Although this publication of a corpus of archaeological materials and historical reconstructions is meant for specialists, it has big educational value for wider groups of readers.

Collection af articles "The Genoese Gazaria and the Golden Horde"
Edited by Sergei Bocharov and Ayrat Sitdikov
2015 year, 711 pages,  ISBN 978-9975-4272-7-2, e-ISBN 978-9975-4272-8-9

The articles in this volume titled The Genoese Gazaria and the Golden Horde focus on the period of 13th—15th centuries, when vast lands spanning from the Danube to the Urals — a huge territory for the Middle Ages — saw evolvement and active development of a state ruled by a Mongol dynasty.
The present volume is an attempt to address three major objectives of the historical study of Byzantium, the Genoese Gazaria and the Golden Horde. Number one: a vast territorial coverage of the articles in the historical-topographic block enables us to find specific functions of the Golden Horde as such and its local provinces, while putting them in a broad historiographic context. The second objective addressed in this volume is about showing new approaches to historical subjects and sources on history of Eastern Europe in the Middle Ages. The third objective is to demonstrate how different types of sources can be integrated into research of extensive historical problems.

I. V. Bruyako "Early Nomads in Europe (10-5th cc. BC)"
2005 year, 358 pages, ISBN 978-9975-9904-1-7

The book is dedicated to the study of the early stage of nomadic societies in Eurasia. The actual birth of nomadic civilization on the turn of Bronze and Iron Ages and its “Great March” to the west in early 1st millennium BC are considered on the wide historical and geographical background. The panorama of events discussed in this monograph develops on the territory from Central Asia in the East to Central Europe in the West. The main attention in the book is focused on reconstruction of some separate stages in consecutive settlement (military migration) of early nomads, known to ancient historical writers as “Cymmerians” and “Scythians”. Many peoples and civilizations of antiquity, other than the main actors, also played their role in this historical drama.

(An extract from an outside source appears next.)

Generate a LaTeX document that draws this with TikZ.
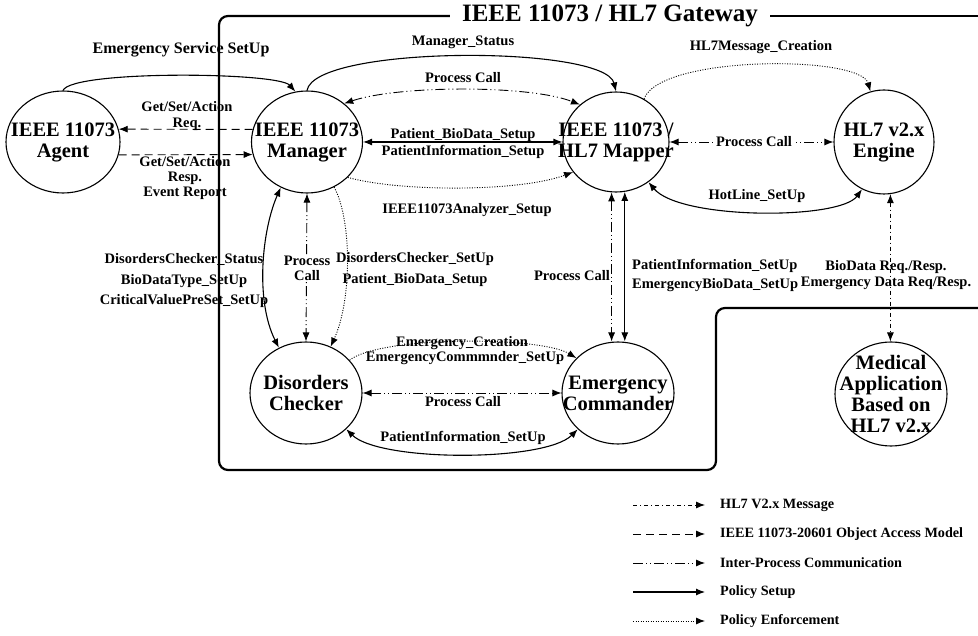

V. A. Dergachev, V. S. Bochkarev. "Metal Sickles of the Late Bronze Age in Eastern Europe"
2002 year, 348 pages, ISBN 9975-9607-8-2

The book is also published in German translation in Munich. This monograph is a unique corpus of knowledge about one of the most important Bronze Age historical sources from Pannonia to Trans-Urals, i.e. agricultural tools. It contains a catalog of sickles, most of them earlier unpublished, and vast historical generalizations.